## Directive
Filter the entries, keeping every line with the word "matplotlib".

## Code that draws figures
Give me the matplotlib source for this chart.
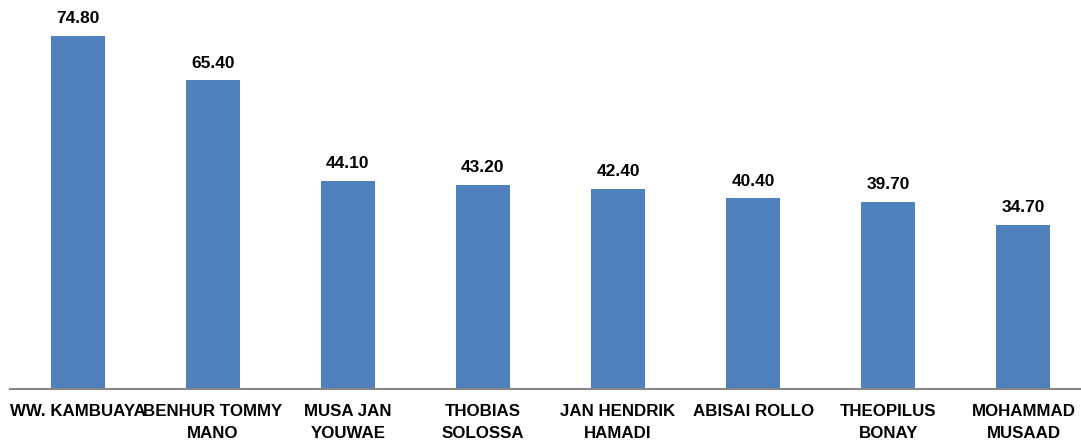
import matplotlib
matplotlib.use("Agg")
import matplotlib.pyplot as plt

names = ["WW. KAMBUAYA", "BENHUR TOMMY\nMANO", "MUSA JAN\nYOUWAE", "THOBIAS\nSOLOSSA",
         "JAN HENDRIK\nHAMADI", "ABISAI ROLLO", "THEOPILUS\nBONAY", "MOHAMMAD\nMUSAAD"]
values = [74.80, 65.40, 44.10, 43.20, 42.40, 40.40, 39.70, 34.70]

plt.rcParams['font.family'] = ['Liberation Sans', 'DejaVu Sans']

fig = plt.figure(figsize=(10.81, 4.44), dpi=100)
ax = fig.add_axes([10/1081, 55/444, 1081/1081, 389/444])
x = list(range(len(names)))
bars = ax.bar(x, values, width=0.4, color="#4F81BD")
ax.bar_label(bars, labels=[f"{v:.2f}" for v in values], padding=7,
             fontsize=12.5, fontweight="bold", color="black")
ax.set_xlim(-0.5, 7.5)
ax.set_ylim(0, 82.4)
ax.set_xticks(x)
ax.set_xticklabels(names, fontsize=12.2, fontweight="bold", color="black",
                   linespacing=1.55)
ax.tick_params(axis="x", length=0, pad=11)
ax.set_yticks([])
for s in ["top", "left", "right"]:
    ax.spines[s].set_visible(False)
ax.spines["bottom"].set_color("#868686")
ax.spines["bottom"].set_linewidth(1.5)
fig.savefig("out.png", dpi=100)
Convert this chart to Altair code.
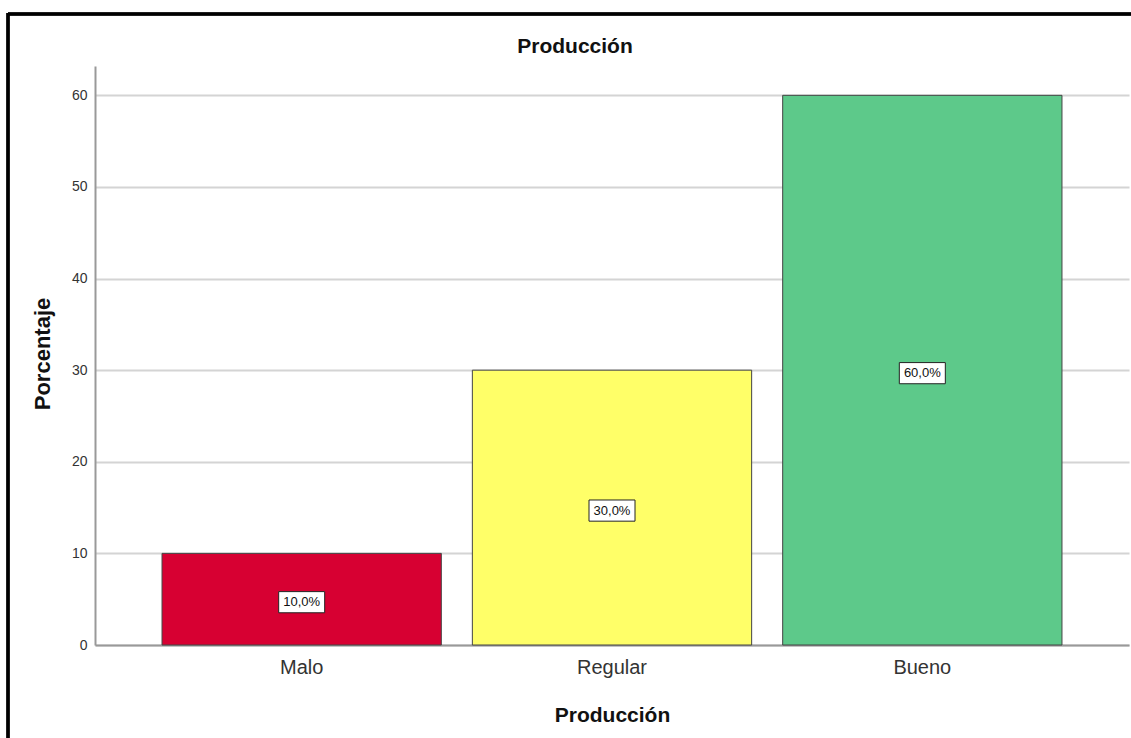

## Task response
Give me the matplotlib source for this chart.
import matplotlib
matplotlib.use("Agg")
import matplotlib.pyplot as plt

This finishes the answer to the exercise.